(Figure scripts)
============

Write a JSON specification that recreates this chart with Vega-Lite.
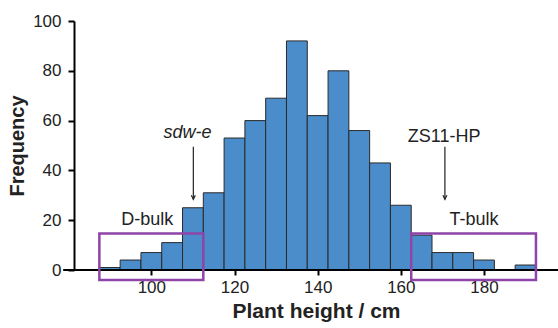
{
  "$schema": "https://vega.github.io/schema/vega-lite/v6.json",
  "width": 484,
  "height": 249,
  "autosize": {"type": "none"},
  "padding": {"left": 74, "top": 21, "right": 0, "bottom": 58},
  "background": "white",
  "config": {"view": {"stroke": null}, "font": "Liberation Sans"},
  "datasets": {
    "bars": [
      {"lo": 87.5, "hi": 92.5, "count": 1},
      {"lo": 92.5, "hi": 97.5, "count": 4},
      {"lo": 97.5, "hi": 102.5, "count": 7},
      {"lo": 102.5, "hi": 107.5, "count": 11},
      {"lo": 107.5, "hi": 112.5, "count": 25},
      {"lo": 112.5, "hi": 117.5, "count": 31},
      {"lo": 117.5, "hi": 122.5, "count": 53},
      {"lo": 122.5, "hi": 127.5, "count": 60},
      {"lo": 127.5, "hi": 132.5, "count": 69},
      {"lo": 132.5, "hi": 137.5, "count": 92},
      {"lo": 137.5, "hi": 142.5, "count": 62},
      {"lo": 142.5, "hi": 147.5, "count": 80},
      {"lo": 147.5, "hi": 152.5, "count": 56},
      {"lo": 152.5, "hi": 157.5, "count": 43},
      {"lo": 157.5, "hi": 162.5, "count": 26},
      {"lo": 162.5, "hi": 167.5, "count": 14},
      {"lo": 167.5, "hi": 172.5, "count": 7},
      {"lo": 172.5, "hi": 177.5, "count": 7},
      {"lo": 177.5, "hi": 182.5, "count": 4},
      {"lo": 182.5, "hi": 187.5, "count": 0},
      {"lo": 187.5, "hi": 192.5, "count": 2}
    ],
    "boxes": [
      {"name": "D-bulk", "x1": 87.5, "x2": 112.5, "y1": -4, "y2": 14.7},
      {"name": "T-bulk", "x1": 162.5, "x2": 192.5, "y1": -4, "y2": 14.7}
    ],
    "labels": [
      {"text": "D-bulk", "x": 99, "y": 19.9},
      {"text": "T-bulk", "x": 177.6, "y": 19.9},
      {"text": "ZS11-HP", "x": 170.4, "y": 53.5}
    ],
    "italicLabels": [
      {"text": "sdw-e", "x": 108.7, "y": 55.1}
    ],
    "arrows": [
      {"x": 110.1, "ytop": 49.5, "ytip": 28.4},
      {"x": 170.6, "ytop": 49.5, "ytip": 28.4}
    ],
    "baseline": [{"x1": 78.8, "x2": 197.8, "y": 0}]
  },
  "layer": [
    {
      "data": {"name": "bars"},
      "mark": {"type": "rect", "fill": "#4b8dcb", "stroke": "#2a2a2a", "strokeWidth": 1},
      "encoding": {
        "x": {
          "field": "lo", "type": "quantitative",
          "scale": {"domain": [81.4, 197.8], "nice": false, "zero": false},
          "axis": {
            "values": [100, 120, 140, 160, 180],
            "domain": false,
            "grid": false,
            "tickColor": "black", "tickWidth": 2, "tickSize": 5,
            "labelFontSize": 17, "labelColor": "#222", "labelPadding": 4,
            "title": "Plant height / cm",
            "titleFontSize": 21, "titleFontWeight": "bold", "titleColor": "#222", "titlePadding": 5
          }
        },
        "x2": {"field": "hi"},
        "y": {
          "field": "count", "type": "quantitative",
          "scale": {"domain": [0, 100], "nice": false},
          "axis": {
            "values": [0, 20, 40, 60, 80, 100],
            "grid": false,
            "domainColor": "black", "domainWidth": 2,
            "tickColor": "black", "tickWidth": 2, "tickSize": 6,
            "labelFontSize": 17, "labelColor": "#222", "labelPadding": 7,
            "title": "Frequency",
            "titleFontSize": 20, "titleFontWeight": "bold", "titleColor": "#222", "titlePadding": 5
          }
        },
        "y2": {"datum": 0}
      }
    },
    {
      "data": {"name": "baseline"},
      "mark": {"type": "rule", "color": "black", "strokeWidth": 2},
      "encoding": {
        "x": {"field": "x1", "type": "quantitative"},
        "x2": {"field": "x2"},
        "y": {"field": "y", "type": "quantitative"}
      }
    },
    {
      "data": {"name": "boxes"},
      "mark": {"type": "rect", "fill": null, "fillOpacity": 0, "stroke": "#8e44a8", "strokeWidth": 2.5},
      "encoding": {
        "x": {"field": "x1", "type": "quantitative"},
        "x2": {"field": "x2"},
        "y": {"field": "y1", "type": "quantitative"},
        "y2": {"field": "y2"}
      }
    },
    {
      "data": {"name": "arrows"},
      "mark": {"type": "rule", "color": "#222", "strokeWidth": 1.2},
      "encoding": {
        "x": {"field": "x", "type": "quantitative"},
        "y": {"field": "ytop", "type": "quantitative"},
        "y2": {"field": "ytip"}
      }
    },
    {
      "data": {"name": "arrows"},
      "mark": {"type": "point", "shape": "M -0.6 -1.2 L 0 0 L 0.6 -1.2", "filled": false, "stroke": "#222", "strokeWidth": 1.2, "size": 45, "opacity": 1},
      "encoding": {
        "x": {"field": "x", "type": "quantitative"},
        "y": {"field": "ytip", "type": "quantitative"}
      }
    },
    {
      "data": {"name": "labels"},
      "mark": {"type": "text", "fontSize": 18, "color": "#222", "align": "center", "baseline": "middle"},
      "encoding": {
        "x": {"field": "x", "type": "quantitative"},
        "y": {"field": "y", "type": "quantitative"},
        "text": {"field": "text"}
      }
    },
    {
      "data": {"name": "italicLabels"},
      "mark": {"type": "text", "fontSize": 18, "fontStyle": "italic", "color": "#222", "align": "center", "baseline": "middle"},
      "encoding": {
        "x": {"field": "x", "type": "quantitative"},
        "y": {"field": "y", "type": "quantitative"},
        "text": {"field": "text"}
      }
    }
  ]
}
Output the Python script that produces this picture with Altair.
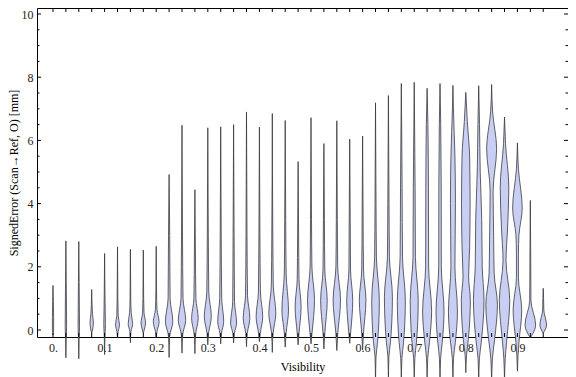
import altair as alt
import pandas as pd

# Violin positions (Visibility bins)
VIS = [0.0, 0.025, 0.05, 0.075, 0.1, 0.125, 0.15, 0.175, 0.2, 0.225,
       0.25, 0.275, 0.3, 0.325, 0.35, 0.375, 0.4, 0.425, 0.45, 0.475,
       0.5, 0.525, 0.55, 0.575, 0.6, 0.625, 0.65, 0.675, 0.7, 0.725,
       0.75, 0.775, 0.8, 0.825, 0.85, 0.875, 0.9, 0.925, 0.95]

T = 0.35  # thin tail density
# Violin profiles: (signed error, relative density)
PROFILES = [
    [(-0.15, 0), (0, 0.6), (0.4, 0.6), (0.9, T), (1.41, 0)],
    [(-0.88, 0), (-0.3, T), (0.1, 0.7), (0.6, 0.6), (1.5, T), (2.82, 0)],
    [(-0.91, 0), (-0.3, T), (0.1, 0.7), (0.6, 0.6), (1.5, T), (2.80, 0)],
    [(-0.1, 0), (0.0, 0.8), (0.22, 1.7), (0.5, 0.8), (0.8, T), (1.28, 0)],
    [(-0.78, 0), (-0.2, T), (0.2, 0.8), (0.6, 0.6), (1.2, T), (2.42, 0)],
    [(-0.25, 0), (-0.05, 0.6), (0.16, 2.0), (0.45, 0.7), (1.0, T), (2.63, 0)],
    [(-0.4, 0), (-0.05, 0.6), (0.2, 2.2), (0.55, 0.8), (1.0, T), (2.55, 0)],
    [(-0.1, 0), (0.0, 0.9), (0.22, 2.3), (0.55, 0.7), (1.0, T), (2.53, 0)],
    [(-0.25, 0), (-0.05, 0.8), (0.26, 2.9), (0.65, 0.8), (1.2, T), (2.65, 0)],
    [(-0.87, 0), (-0.2, 0.6), (0.26, 3.7), (1.0, 1.0), (3.0, 0.6), (4.92, 0)],
    [(-0.73, 0), (-0.15, 0.7), (0.31, 3.7), (1.0, 1.0), (3.0, 0.5), (6.48, 0)],
    [(-0.75, 0), (-0.15, 0.7), (0.37, 3.3), (1.0, 1.0), (2.5, 0.5), (4.44, 0)],
    [(-0.47, 0), (-0.1, 0.8), (0.42, 3.5), (1.2, 1.0), (3.0, 0.5), (6.40, 0)],
    [(-0.44, 0), (-0.1, 0.8), (0.26, 3.0), (1.0, 1.0), (3.0, 0.5), (6.43, 0)],
    [(-0.41, 0), (-0.1, 0.8), (0.22, 3.0), (0.9, 0.9), (3.0, 0.5), (6.50, 0)],
    [(-0.53, 0), (-0.1, 0.8), (0.37, 3.3), (1.1, 1.0), (3.0, 0.5), (6.90, 0)],
    [(-0.37, 0), (-0.1, 0.9), (0.42, 3.3), (1.2, 1.0), (3.0, 0.5), (6.42, 0)],
    [(-0.71, 0), (-0.1, 0.8), (0.53, 3.5), (1.4, 1.0), (3.0, 0.5), (6.85, 0)],
    [(-0.54, 0), (-0.1, 0.9), (0.63, 3.3), (1.8, 0.9), (3.5, 0.5), (6.63, 0)],
    [(-0.47, 0), (-0.1, 0.9), (0.73, 3.0), (1.6, 0.9), (3.0, 0.5), (5.33, 0)],
    [(-0.44, 0), (-0.1, 1.0), (0.94, 3.5), (2.0, 0.9), (3.5, 0.5), (6.72, 0)],
    [(-0.6, 0), (-0.1, 0.9), (0.94, 3.3), (1.9, 0.9), (3.5, 0.5), (5.90, 0)],
    [(-0.65, 0), (-0.1, 1.0), (0.94, 3.7), (2.0, 0.9), (3.5, 0.5), (6.62, 0)],
    [(-0.42, 0), (-0.1, 0.9), (0.94, 3.0), (1.9, 0.8), (3.5, 0.5), (6.04, 0)],
    [(-0.63, 0), (-0.1, 0.9), (0.94, 3.3), (1.9, 0.9), (3.5, 0.5), (6.14, 0)],
    [(-1.7, 0), (-0.85, 0.5), (-0.4, 2.0), (0.94, 3.8), (2.3, 0.9), (4.0, 0.5), (7.19, 0)],
    [(-1.7, 0), (-0.85, 0.5), (-0.4, 2.0), (1.05, 4.0), (2.3, 1.0), (4.0, 0.6), (7.42, 0)],
    [(-1.7, 0), (-0.9, 0.6), (-0.4, 2.2), (0.94, 4.0), (2.3, 1.2), (4.5, 0.8), (7.80, 0)],
    [(-1.7, 0), (-0.9, 0.6), (-0.4, 2.2), (0.94, 4.0), (2.3, 1.2), (4.5, 0.9), (7.84, 0)],
    [(-1.7, 0), (-0.9, 0.6), (-0.4, 2.3), (0.6, 4.5), (2.0, 1.5), (4.5, 1.3), (6.5, 0.8), (7.65, 0)],
    [(-1.7, 0), (-0.9, 0.6), (-0.4, 2.2), (0.6, 4.0), (2.0, 1.3), (4.5, 1.2), (6.5, 0.7), (7.80, 0)],
    [(-1.7, 0), (-0.9, 0.6), (-0.4, 2.4), (0.6, 4.5), (2.0, 2.0), (4.0, 2.5), (5.5, 2.0), (7.0, 0.5), (7.74, 0)],
    [(-1.35, 0), (-0.8, 0.7), (-0.3, 2.5), (0.94, 4.5), (1.7, 2.8), (2.6, 3.8), (4.0, 4.3), (5.5, 3.8), (6.6, 1.5), (7.52, 0)],
    [(-1.7, 0), (-0.9, 0.7), (-0.4, 2.5), (0.94, 5.3), (2.0, 3.5), (3.5, 3.0), (5.0, 1.5), (6.5, 0.8), (7.73, 0)],
    [(-1.7, 0), (-0.9, 0.8), (-0.3, 3.0), (0.8, 5.8), (1.8, 2.5), (3.0, 2.0), (4.4, 1.5), (5.74, 5.0), (6.9, 1.0), (7.77, 0)],
    [(-1.7, 0), (-0.9, 0.7), (-0.4, 2.0), (0.94, 5.2), (2.2, 1.5), (3.2, 3.0), (4.5, 4.3), (5.9, 1.0), (6.74, 0)],
    [(-1.3, 0), (-0.8, 0.6), (-0.4, 1.5), (0.63, 4.3), (1.66, 1.0), (2.4, 1.0), (3.0, 1.5), (3.86, 4.8), (5.1, 1.0), (5.92, 0)],
    [(-0.25, 0), (0.16, 5.3), (0.94, 0.6), (2.5, T), (4.1, 0)],
    [(-0.1, 0), (0.16, 3.3), (0.63, 0.6), (1.0, T), (1.32, 0)],
]

X_LABELS = [0.0, 0.1, 0.2, 0.3, 0.4, 0.5, 0.6, 0.7, 0.8, 0.9]
Y_MAJOR = [0, 2, 4, 6, 8, 10]
Y_MINOR = [0.5, 1, 1.5, 2.5, 3, 3.5, 4.5, 5, 5.5, 6.5, 7, 7.5, 8.5, 9, 9.5]

W, H = 531, 329
X_DOMAIN = [-0.031, 0.998]
Y_DOMAIN = [-0.2215, 10.19]
PX = (X_DOMAIN[1] - X_DOMAIN[0]) / W  # one pixel in x units

rows = []
for i, (v, prof) in enumerate(zip(VIS, PROFILES)):
    for y, w in prof:
        rows.append({"vid": i, "vis": v, "y": y, "w": w})
df = pd.DataFrame(rows)

xscale = alt.Scale(domain=X_DOMAIN, nice=False, zero=False)
yscale = alt.Scale(domain=Y_DOMAIN, nice=False, zero=False)

FONT = "Liberation Serif"

x_axis = alt.Axis(values=X_LABELS, tickSize=0, domain=False, grid=False,
                  labelExpr="datum.value == 0 ? '0.' : format(datum.value, '.1f')",
                  labelPadding=5, titlePadding=8)
y_axis = alt.Axis(values=Y_MAJOR, tickSize=0, domain=False, grid=False,
                  labelPadding=4, titlePadding=1)
X_TITLE = "Visibility"
Y_TITLE = "SignedError (Scan\u2192Ref, O) [mm]"

violins = alt.Chart(df).transform_calculate(
    lo=f"datum.vis - datum.w*{PX}",
    hi=f"datum.vis + datum.w*{PX}",
).mark_area(
    orient="horizontal", interpolate="monotone",
    fill="#C9CFF4", stroke="#333333", strokeWidth=0.9, strokeOpacity=0.85,
).encode(
    x=alt.X("lo:Q", scale=xscale, title=X_TITLE, axis=x_axis),
    x2="hi:Q",
    y=alt.Y("y:Q", scale=yscale, title=Y_TITLE, axis=y_axis),
    detail="vid:N",
)

xt = pd.DataFrame({"vis": VIS})
ymaj = pd.DataFrame({"val": Y_MAJOR})
ymin = pd.DataFrame({"val": Y_MINOR})

tick_style = dict(color="black", strokeWidth=1)

XE = alt.X("vis:Q", scale=xscale, title=X_TITLE, axis=x_axis)
YE = alt.Y("val:Q", scale=yscale, title=Y_TITLE, axis=y_axis)

bottom_ticks = alt.Chart(xt).mark_rule(**tick_style).encode(
    x=XE, y=alt.value(H), y2=alt.value(H - 4))
top_ticks = alt.Chart(xt).mark_rule(**tick_style).encode(
    x=XE, y=alt.value(0), y2=alt.value(4))
left_major = alt.Chart(ymaj).mark_rule(**tick_style).encode(
    y=YE, x=alt.value(0), x2=alt.value(4))
left_minor = alt.Chart(ymin).mark_rule(**tick_style).encode(
    y=YE, x=alt.value(0), x2=alt.value(2.5))
right_major = alt.Chart(ymaj).mark_rule(**tick_style).encode(
    y=YE, x=alt.value(W), x2=alt.value(W - 4))
right_minor = alt.Chart(ymin).mark_rule(**tick_style).encode(
    y=YE, x=alt.value(W), x2=alt.value(W - 2.5))

chart = alt.layer(
    violins, bottom_ticks, top_ticks, left_major, left_minor, right_major, right_minor
).properties(
    width=W, height=H,
    autosize=alt.AutoSizeParams(type="none"),
    padding={"left": 29, "top": 0, "right": 0, "bottom": 40},
    background="white",
).configure_view(
    stroke="black", strokeWidth=1,
).configure_axis(
    labelFont=FONT, labelFontSize=12, labelColor="#222",
    titleFont=FONT, titleFontSize=12, titleFontWeight="normal", titleColor="black",
)

chart.save("out.html", embed_options={"renderer": "svg", "actions": False})
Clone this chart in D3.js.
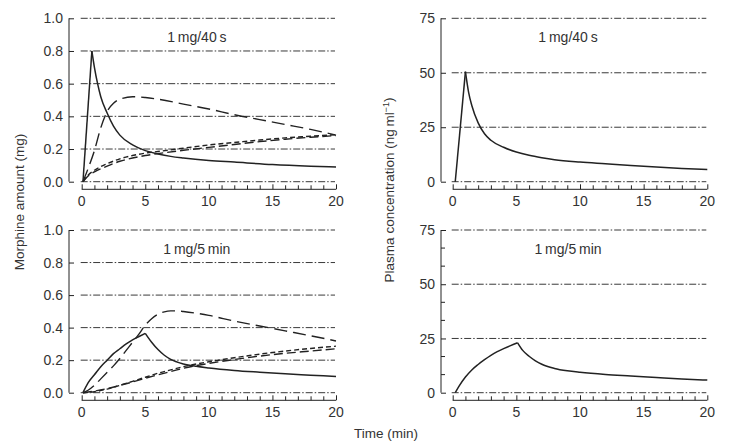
<!DOCTYPE html>
<html>
<head>
<meta charset="utf-8">
<script src="https://cdn.jsdelivr.net/npm/d3@7"></script>
<style>
  html, body { margin: 0; padding: 0; background: #fff; }
  svg { display: block; }
  text { font-family: "Liberation Sans", Arial, Helvetica, sans-serif; fill: #333; }
</style>
</head>
<body>
<svg id="chart" width="729" height="445"></svg>
<script>
// ---------- DATA ----------
const xTicks = [0, 5, 10, 15, 20];
const amountTicks = [0.0, 0.2, 0.4, 0.6, 0.8, 1.0];
const concTicks = [0, 25, 50, 75];
const panelLabels = ["1\u2009mg/40\u2009s", "1\u2009mg/5\u2009min"];

// 1 mg / 40 s  — morphine amounts (mg)
const fastSolid = [[0.1,0],[0.8,0.8],[1.0,0.7],[1.25,0.6],[1.5,0.52],[2,0.42],[2.5,0.34],[3,0.285],[4,0.225],[5,0.19],[6,0.17],[7,0.155],[8,0.145],[10,0.13],[12,0.12],[15,0.105],[18,0.095],[20,0.09]];
const fastLongDash = [[0.1,0],[0.5,0.08],[1,0.19],[1.5,0.33],[2,0.43],[2.5,0.48],[3,0.505],[4,0.52],[5,0.515],[6,0.505],[8,0.475],[10,0.445],[12,0.41],[14,0.38],[16,0.35],[18,0.32],[20,0.285]];
const fastDashA = [[0.1,0],[0.5,0.04],[1,0.07],[2,0.11],[3,0.14],[4,0.16],[5,0.175],[6,0.185],[8,0.205],[10,0.225],[12,0.24],[14,0.255],[16,0.268],[18,0.278],[20,0.288]];
const fastDashB = [[0.1,0],[0.5,0.035],[1,0.06],[2,0.095],[3,0.125],[4,0.145],[5,0.16],[6,0.172],[8,0.192],[10,0.21],[12,0.228],[14,0.245],[16,0.26],[18,0.272],[20,0.282]];

// 1 mg / 5 min — morphine amounts (mg)
const slowSolid = [[0.1,0],[0.5,0.06],[1,0.11],[1.5,0.16],[2,0.2],[2.5,0.24],[3,0.27],[3.5,0.3],[4,0.325],[4.5,0.345],[5,0.365],[5.5,0.31],[6,0.265],[6.5,0.23],[7,0.205],[8,0.177],[9,0.162],[10,0.152],[12,0.137],[14,0.126],[16,0.116],[18,0.108],[20,0.1]];
const slowLongDash = [[0.1,0],[0.5,0.015],[1,0.045],[1.5,0.085],[2,0.125],[2.5,0.165],[3,0.21],[3.5,0.26],[4,0.31],[4.5,0.36],[5,0.415],[5.5,0.455],[6,0.482],[6.5,0.497],[7,0.503],[7.5,0.503],[8,0.499],[10,0.475],[12,0.44],[14,0.41],[16,0.38],[18,0.35],[20,0.318]];
const slowDashA = [[0.1,0],[1,0.006],[2,0.022],[3,0.045],[4,0.07],[5,0.095],[6,0.12],[7,0.14],[8,0.16],[10,0.19],[12,0.215],[14,0.237],[16,0.256],[18,0.272],[20,0.286]];
const slowDashB = [[0.1,0],[1,0.01],[2,0.025],[3,0.045],[4,0.066],[5,0.089],[6,0.11],[7,0.13],[8,0.15],[10,0.18],[12,0.204],[14,0.225],[16,0.242],[18,0.256],[20,0.27]];

// plasma concentrations (ng/ml)
const fastPlasma = [[0.2,0],[1.0,50.5],[1.25,41],[1.5,35],[2,27],[2.5,22],[3,19],[4,15.8],[5,13.6],[6,12.1],[7,11],[8,10.1],[10,9],[12,8.2],[14,7.4],[16,6.7],[18,6.1],[20,5.6]];
const slowPlasma = [[0.2,0],[0.5,3],[1,7.2],[1.5,10.5],[2,13],[2.5,15.2],[3,17.2],[3.5,18.9],[4,20.3],[4.5,21.6],[5.1,23],[5.5,19.5],[6,16.8],[6.5,14.7],[7,13.1],[8,11.2],[9,10.1],[10,9.4],[12,8.4],[14,7.7],[16,7],[18,6.3],[20,5.8]];

// ---------- LAYOUT ----------
const svg = d3.select("#chart");
const INK = "#222";
const GRID_DASH = "7,2,1.5,2";
const styles = {
  solid: null,
  long: "13,6",
  medium: "9,4",
  short: "5,3"
};
const FS = 14;

function panel(opts) {
  const x = d3.scaleLinear().domain([0, 20]).range(opts.xRange);
  const y = d3.scaleLinear().domain(opts.yDomain).range(opts.yRange);
  const g = svg.append("g");
  const y0 = y(opts.yDomain[0]);
  const axisY = y0 + 7.6;

  // gridlines (dash-dot)
  g.selectAll("line.grid").data(opts.yTicks).enter().append("line")
    .attr("x1", x(0) - 1).attr("x2", x(20) - 1)
    .attr("y1", d => y(d)).attr("y2", d => y(d))
    .attr("stroke", INK).attr("stroke-width", 0.9)
    .attr("stroke-dasharray", GRID_DASH);

  // y axis
  const yAx = g.append("g").attr("transform", `translate(${opts.yAxisX},0)`)
    .call(d3.axisRight(y).tickValues(opts.yTicks).tickSize(5).tickFormat(""));
  yAx.select(".domain").attr("d", `M0,${y(opts.yDomain[1])}V${y0}`).attr("stroke", INK);
  yAx.selectAll(".tick line").attr("stroke", INK);
  if (opts.yMinor) {
    yAx.selectAll(null).data(opts.yMinor).enter().append("line")
      .attr("x1", 0).attr("x2", 4).attr("y1", d => y(d)).attr("y2", d => y(d))
      .attr("stroke", INK);
  }
  g.selectAll("text.ylab").data(opts.yTicks).enter().append("text")
    .attr("x", opts.yAxisX - 6).attr("y", d => y(d))
    .attr("dy", "0.36em").attr("text-anchor", "end")
    .attr("font-size", FS)
    .text(d => opts.yFormat(d));

  // x axis (ticks pointing up)
  const xAx = g.append("g").attr("transform", `translate(0,${axisY})`)
    .call(d3.axisTop(x).tickValues(d3.range(0, 21, 1)).tickSize(4).tickFormat(""));
  xAx.select(".domain").attr("d", `M${x(0)},0H${x(20)}`).attr("stroke", INK);
  xAx.selectAll(".tick line").attr("stroke", INK).attr("y2", d => xTicks.includes(d) ? -5 : -4);
  g.selectAll("text.xlab").data(xTicks).enter().append("text")
    .attr("x", d => x(d)).attr("y", axisY + 11.5).attr("dy", "0.36em")
    .attr("text-anchor", "middle").attr("font-size", FS)
    .text(d => d);

  // panel label
  g.append("text").attr("x", (x(0) + x(20)) / 2 - 12).attr("y", y(opts.yDomain[1]) + 19)
    .attr("dy", "0.36em").attr("text-anchor", "middle").attr("font-size", FS)
    .text(opts.label);

  // curves
  const line = d3.line().x(d => x(d[0])).y(d => y(d[1])).curve(d3.curveMonotoneX);
  opts.series.forEach(s => {
    let parts = [s.data];
    if (s.sharp) {
      const i = d3.maxIndex(s.data, d => d[1]);
      parts = [s.data.slice(0, i + 1), s.data.slice(i)];
    }
    parts.forEach(p => {
      g.append("path").attr("d", line(p))
        .attr("fill", "none").attr("stroke", INK)
        .attr("stroke-width", s.style === "solid" ? 1.5 : 1.4)
        .attr("stroke-dasharray", styles[s.style]);
    });
  });
}

const fmtAmount = d3.format(".1f");
const fmtConc = d3.format("d");
const leftX = [81.7, 336], rightX = [452.7, 707.3];
const topY = [181.7, 18.3], botY = [392.7, 230];

panel({ xRange: leftX, yRange: topY, yDomain: [0, 1], yTicks: amountTicks, yAxisX: 69, yFormat: fmtAmount,
  label: panelLabels[0],
  series: [
    { data: fastSolid, style: "solid", sharp: true },
    { data: fastLongDash, style: "long" },
    { data: fastDashA, style: "short" },
    { data: fastDashB, style: "medium" }
  ]});
panel({ xRange: leftX, yRange: botY, yDomain: [0, 1], yTicks: amountTicks, yAxisX: 69, yFormat: fmtAmount,
  label: panelLabels[1],
  series: [
    { data: slowSolid, style: "solid", sharp: true },
    { data: slowLongDash, style: "long" },
    { data: slowDashA, style: "short" },
    { data: slowDashB, style: "medium" }
  ]});
panel({ xRange: rightX, yRange: topY, yDomain: [0, 75], yTicks: concTicks, yAxisX: 441, yFormat: fmtConc,
  label: panelLabels[0],
  series: [{ data: fastPlasma, style: "solid", sharp: true }]});
panel({ xRange: rightX, yRange: botY, yDomain: [0, 75], yTicks: concTicks, yAxisX: 441, yFormat: fmtConc,
  yMinor: d3.range(1, 9).map(i => i * 25 / 3).filter(v => v % 25 !== 0),
  label: panelLabels[1],
  series: [{ data: slowPlasma, style: "solid", sharp: true }]});

// axis titles
svg.append("text").attr("transform", "translate(19,202) rotate(-90)")
  .attr("text-anchor", "middle").attr("dy", "0.36em").attr("font-size", 13.5)
  .text("Morphine amount (mg)");
const pt = svg.append("text").attr("transform", "translate(389,190) rotate(-90)")
  .attr("text-anchor", "middle").attr("dy", "0.36em").attr("font-size", 13.5);
pt.append("tspan").text("Plasma concentration (ng\u2009ml");
pt.append("tspan").attr("font-size", 9).attr("dy", "-0.5em").text("\u22121");
pt.append("tspan").attr("dy", "0.3em").text(")");
svg.append("text").attr("x", 386).attr("y", 433).attr("dy", "0.36em")
  .attr("text-anchor", "middle").attr("font-size", 13.5).text("Time (min)");
</script>
</body>
</html>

============

— AIM OF THE EXERCISE —
Only the stretch from the line with "Output the Python" through the line with "0.75, 0.775, 0.8, 0.825, 0.85, 0.875, 0.9, 0.925, 0.95]" should be copied, exactly and with both ends. Drop the pictures.

— FULL OUTPUT —
Output the Python script that produces this picture with Altair.
import altair as alt
import pandas as pd

# Violin positions (Visibility bins)
VIS = [0.0, 0.025, 0.05, 0.075, 0.1, 0.125, 0.15, 0.175, 0.2, 0.225,
       0.25, 0.275, 0.3, 0.325, 0.35, 0.375, 0.4, 0.425, 0.45, 0.475,
       0.5, 0.525, 0.55, 0.575, 0.6, 0.625, 0.65, 0.675, 0.7, 0.725,
       0.75, 0.775, 0.8, 0.825, 0.85, 0.875, 0.9, 0.925, 0.95]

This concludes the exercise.